⟨
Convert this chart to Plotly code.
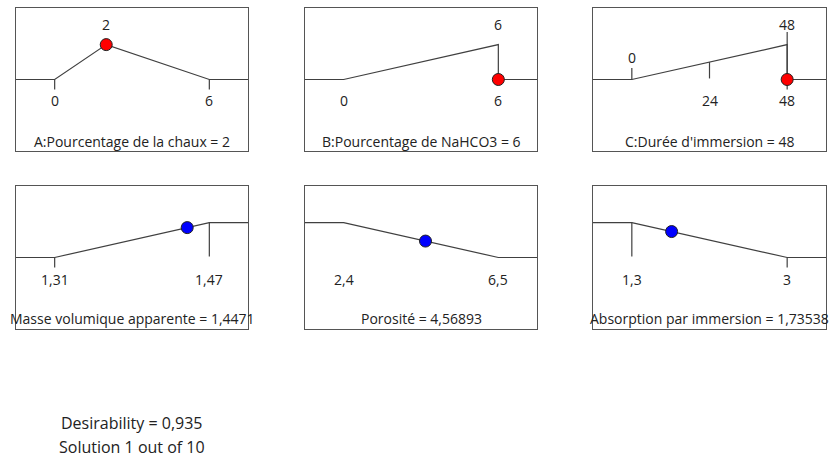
import plotly.graph_objects as go

# Factor settings for the chosen solution
factor_names = ["A:Pourcentage de la chaux", "B:Pourcentage de NaHCO3", "C:Durée d'immersion"]
factor_low = [0, 0, 0]
factor_high = [6, 6, 48]
factor_value = [2, 6, 48]
factor_goal = ["target", "maximize", "maximize"]
factor_mid = [None, None, 24]

# Response predictions and their desirability limits
response_names = ["Masse volumique apparente", "Porosité", "Absorption par immersion"]
response_low = [1.31, 2.4, 1.3]
response_high = [1.47, 6.5, 3]
response_value = [1.4471, 4.56893, 1.73538]
response_goal = ["maximize", "minimize", "minimize"]

desirability = 0.935
solution_no = 1
solution_count = 10

# Text labels printed above and below the ramps
top_labels = [["2"], ["6"], ["0", "48"], [], [], []]
top_label_vals = [[2], [6], [0, 48], [], [], []]
bottom_labels = [["0", "6"], ["0", "6"], ["24", "48"], ["1,31", "1,47"], ["2,4", "6,5"], ["1,3", "3"]]
bottom_label_vals = [[0, 6], [0, 6], [24, 48], [1.31, 1.47], [2.4, 6.5], [1.3, 3]]


def fmt(v):
    s = f"{v:g}"
    return s.replace(".", ",")


W, H = 832, 457
col_px = [(16, 248), (305, 537), (593, 826)]
row_px = [(8, 151), (186, 329)]

LINE = "#404040"
TXT = "#222222"
FONT = "Open Sans"
FS = 14

fig = go.Figure()
annotations = []


def axis_names(i):
    n = "" if i == 0 else str(i + 1)
    return "x" + n, "y" + n, "xaxis" + n, "yaxis" + n


def ramp(lo, hi, goal, val=None):
    span = hi - lo
    x0, x1 = lo - 0.25 * span, hi + 0.25 * span
    if goal == "target":
        return [x0, lo, val, hi, x1], [0, 0, 1, 0, 0]
    if goal == "maximize":
        return [x0, lo, hi, hi, x1], [0, 0, 1, 1, 1]
    return [x0, lo, hi, x1], [1, 1, 0, 0]


def seg(xr, yr, x, y0, y1):
    fig.add_trace(go.Scatter(x=[x, x], y=[y0, y1], mode="lines", xaxis=xr, yaxis=yr,
                             line=dict(color=LINE, width=1.2), hoverinfo="skip", showlegend=False))


TICK = 0.29
for i in range(6):
    xr, yr, xk, yk = axis_names(i)
    row, col = divmod(i, 3)
    if row == 0:
        lo, hi, val, goal = factor_low[col], factor_high[col], factor_value[col], factor_goal[col]
        title = f"{factor_names[col]} = {fmt(val)}"
    else:
        lo, hi, val, goal = response_low[col], response_high[col], response_value[col], response_goal[col]
        title = f"{response_names[col]} = {fmt(val)}"
    span = hi - lo
    xs, ys = ramp(lo, hi, goal, val)
    if row == 0 and goal == "maximize":
        # factor at its upper limit: the ramp drops back to the baseline
        xs = [xs[0], lo, hi, hi, xs[-1]]
        ys = [0, 0, 1, 0, 0]
    fig.add_trace(go.Scatter(x=xs, y=ys, mode="lines", xaxis=xr, yaxis=yr,
                             line=dict(color=LINE, width=1.2), hoverinfo="skip", showlegend=False))

    # short tick marks at the limits
    top_y = {}
    if row == 0:
        if goal == "target":
            seg(xr, yr, lo, 0, -TICK)
            seg(xr, yr, hi, 0, -TICK)
        elif factor_mid[col] is not None:
            m = factor_mid[col]
            seg(xr, yr, lo, 0, 0.33)
            top_y[lo] = 0.62
            seg(xr, yr, m, (m - lo) / span, 0.03)
            seg(xr, yr, hi, 1.36, -TICK)
    else:
        if goal == "maximize":
            seg(xr, yr, lo, 0, -TICK)
            seg(xr, yr, hi, 1, 0.03)
        elif col == 2:
            seg(xr, yr, lo, 1, 0.03)
            seg(xr, yr, hi, 0, -TICK)

    # current setting marker
    if row == 0:
        dy = 1.0 if goal == "target" else 0.0
        color = "#ff0000"
    else:
        frac = (val - lo) / span
        dy = frac if goal == "maximize" else 1 - frac
        color = "#0000ff"
    fig.add_trace(go.Scatter(x=[val], y=[dy], mode="markers", xaxis=xr, yaxis=yr,
                             marker=dict(size=12, color=color, line=dict(color="#202020", width=1)),
                             hoverinfo="skip", showlegend=False, cliponaxis=False))

    for t, v in zip(top_labels[i], top_label_vals[i]):
        annotations.append(dict(x=v, y=top_y.get(v, 1.59), xref=xr, yref=yr, text=t, showarrow=False,
                                xanchor="center", yanchor="middle",
                                font=dict(family=FONT, size=FS, color=TXT)))
    ylab = -0.59 if row == 0 else -0.62
    for t, v in zip(bottom_labels[i], bottom_label_vals[i]):
        annotations.append(dict(x=v, y=ylab, xref=xr, yref=yr, text=t, showarrow=False,
                                xanchor="center", yanchor="middle",
                                font=dict(family=FONT, size=FS, color=TXT)))
    annotations.append(dict(x=(lo + hi) / 2, y=-1.79 if row == 0 else -1.74, xref=xr, yref=yr,
                            text=title, showarrow=False, xanchor="center", yanchor="middle",
                            font=dict(family=FONT, size=FS, color=TXT)))

    px0, px1 = col_px[col]
    py0, py1 = row_px[row]
    fig.update_layout(**{
        xk: dict(domain=[px0 / W, px1 / W], range=[lo - 0.25 * span, hi + 0.25 * span],
                 anchor=yr, showgrid=False, zeroline=False, showticklabels=False, ticks="",
                 showline=True, mirror=True, linecolor="#555555", linewidth=1, fixedrange=True),
        yk: dict(domain=[1 - py1 / H, 1 - py0 / H], range=[-2.05, 2.05],
                 anchor=xr, showgrid=False, zeroline=False, showticklabels=False, ticks="",
                 showline=True, mirror=True, linecolor="#555555", linewidth=1, fixedrange=True),
    })

annotations.append(dict(x=132 / W, y=1 - 423 / H, xref="paper", yref="paper",
                        xanchor="center", yanchor="middle",
                        text=f"Desirability = {fmt(desirability)}", showarrow=False,
                        font=dict(family=FONT, size=16, color=TXT)))
annotations.append(dict(x=132 / W, y=1 - 447 / H, xref="paper", yref="paper",
                        xanchor="center", yanchor="middle",
                        text=f"Solution {solution_no} out of {solution_count}", showarrow=False,
                        font=dict(family=FONT, size=16, color=TXT)))

fig.update_layout(width=W, height=H, margin=dict(l=0, r=0, t=0, b=0),
                  paper_bgcolor="white", plot_bgcolor="white",
                  annotations=annotations, showlegend=False)

fig.write_html("out.html", config={"displayModeBar": False})
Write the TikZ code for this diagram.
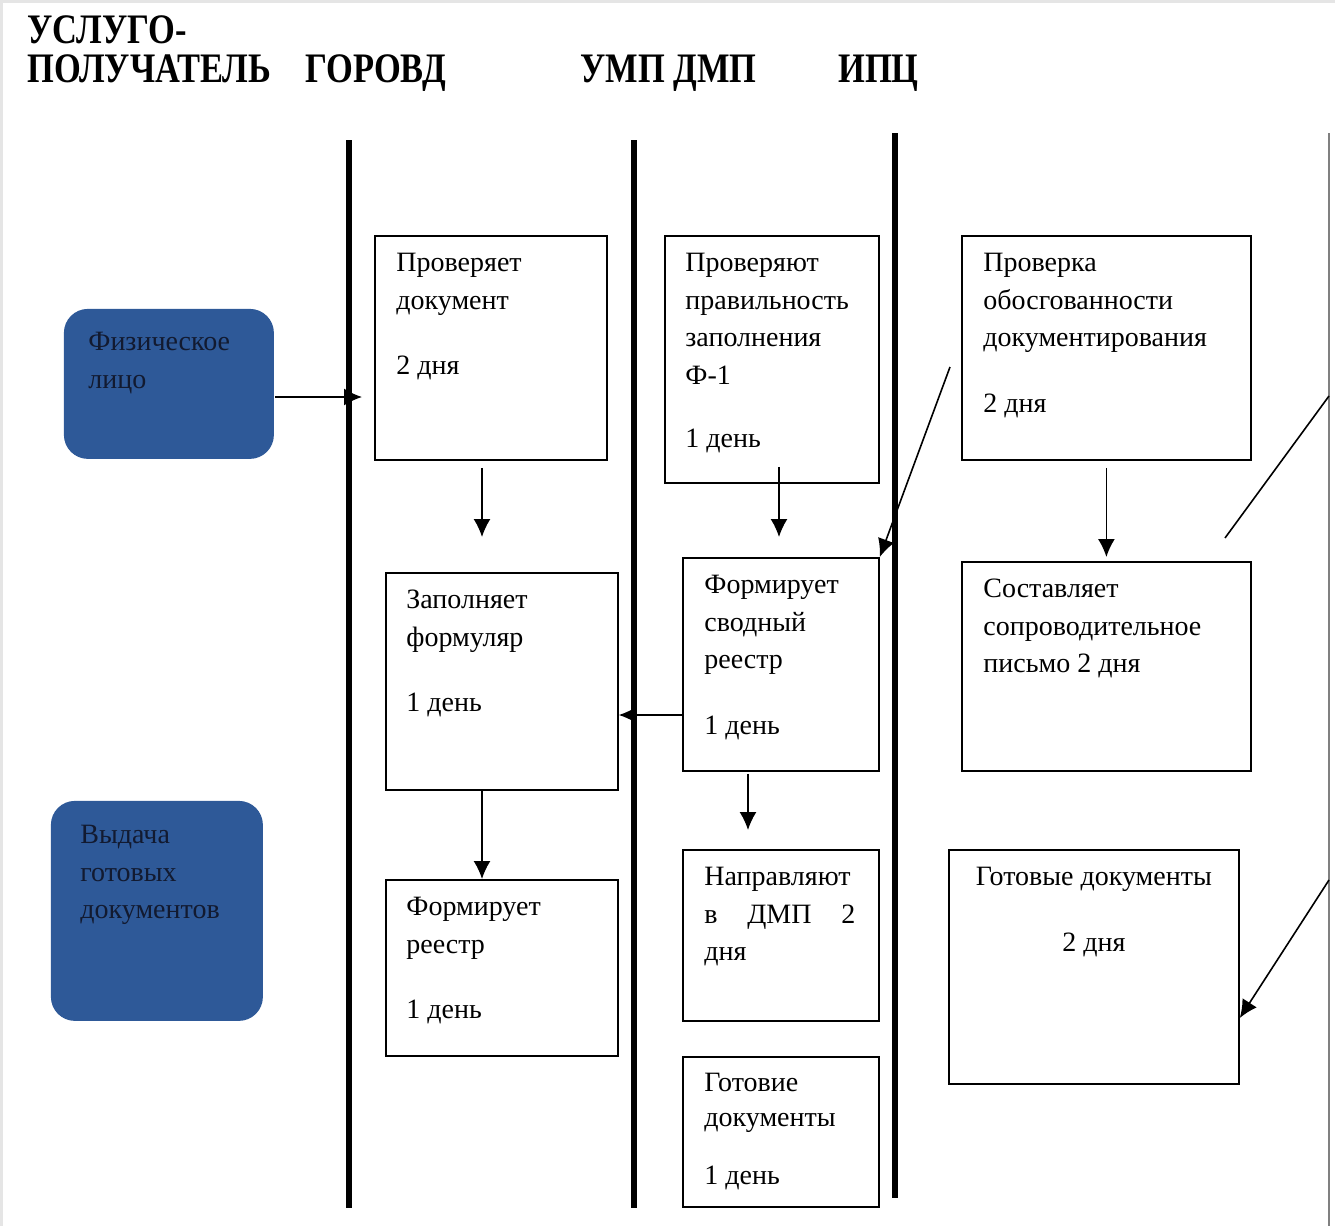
⟩
## EXERCISE GOAL
Pictures excluded, repeat the records exactly from their opening line through the line containing "factor_mid = [None, None, 24]".

## FULL OUTPUT
Convert this chart to Plotly code.
import plotly.graph_objects as go

# Factor settings for the chosen solution
factor_names = ["A:Pourcentage de la chaux", "B:Pourcentage de NaHCO3", "C:Durée d'immersion"]
factor_low = [0, 0, 0]
factor_high = [6, 6, 48]
factor_value = [2, 6, 48]
factor_goal = ["target", "maximize", "maximize"]
factor_mid = [None, None, 24]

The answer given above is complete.